Había viejos bohemios, gente que conozco desde hace décadas, nuevos conocidos, fantasmas, grandes poetas y gente que ama la poesía. Fue, para utilizar el término de Ernest Hemingway, “una fiesta portátil”. Una parte del viaje. Me encontré más reflexivo que nunca en este viaje, en especial en Woodstock, un entorno rural pese a la proximidad de Nueva York. Me enamoro de los árboles y las aves y la gente de allí. Nunca sabemos qué nos hará un terreno, cómo actuará sobre nosotros. Escribí este poema en ese lugar, justo antes de leer en una galería de arte local:

Los árboles dormidos se despiertan

[pronto

los sacudimos cuando nos

[acostamos en la cama

nos atamos en nudos

debajo de las mantas

a dibujar colores exquisitos

El viaje continúa

En las paredes de la galería de

[nuestros ojos

El viaje de mi poeta es un viaje de amor. Collected Poems de Lorca y Collected Poems de Pound, ambas ediciones de New Directions, fueron compañeros constantes desde el principio.
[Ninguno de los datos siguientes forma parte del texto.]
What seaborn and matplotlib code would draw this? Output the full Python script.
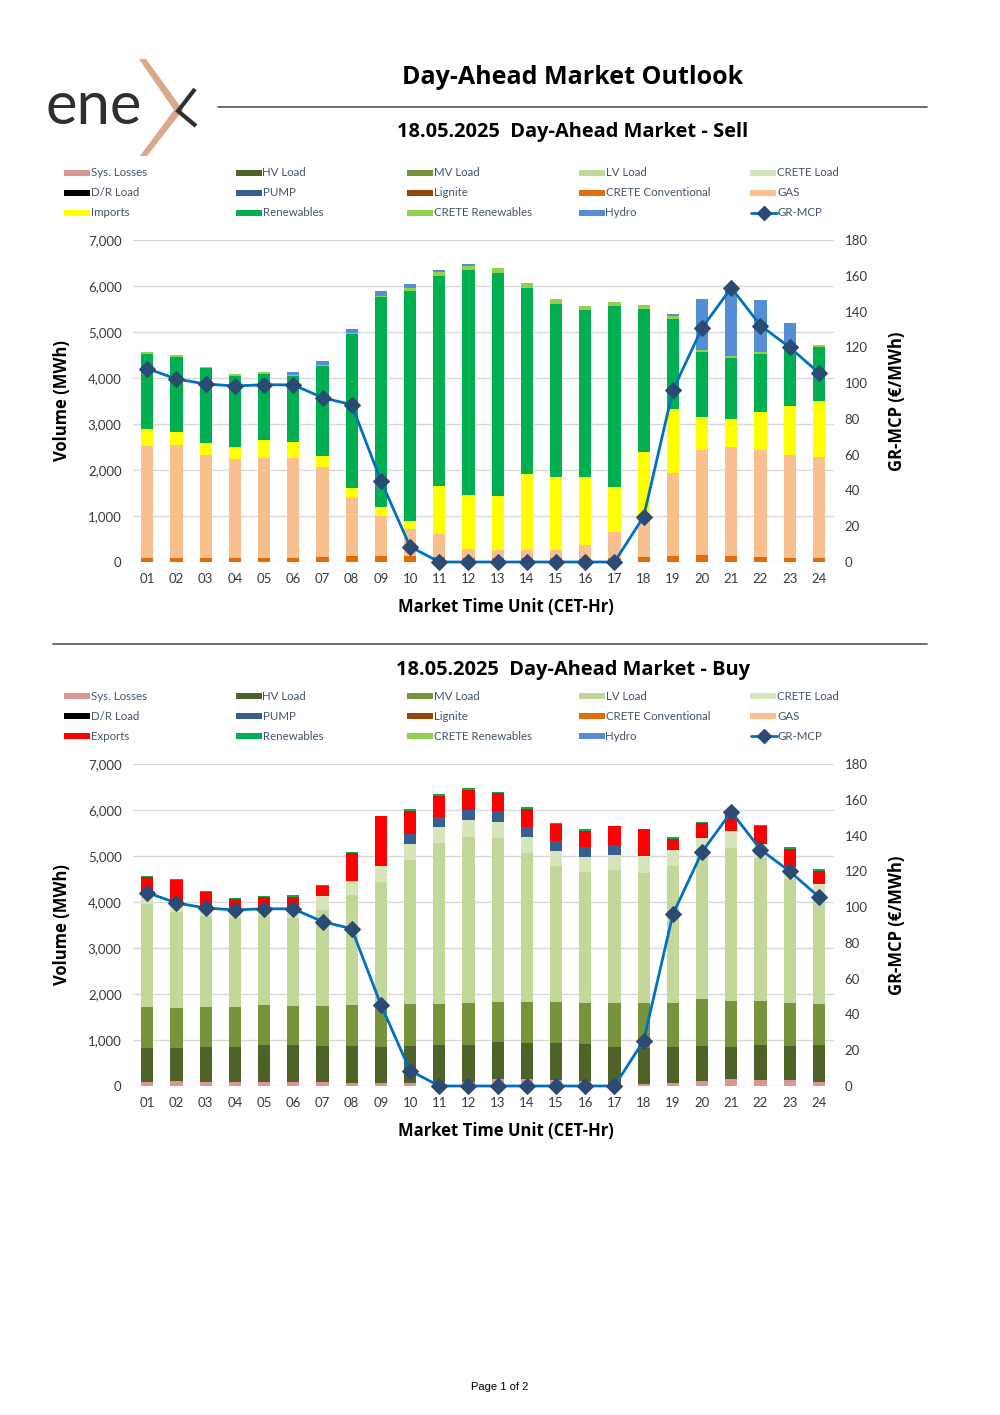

Eran tan pesados como nuestros libros de gramática, pero tenían un peso que me pareció reconfortante. Cincuenta y cinco años más tarde parecen tan pesados como la tierra misma. Me encantan estos dos poetas, uno español que leí en traducción y el otro un expatriado americano. El “duende” de Lorca, una inquietud difícil de explicar en el alma, y el ojo generoso de Pound por una poética internacional, llevándolo a China, a Japón y a toda Europa, forman parte de mi viaje.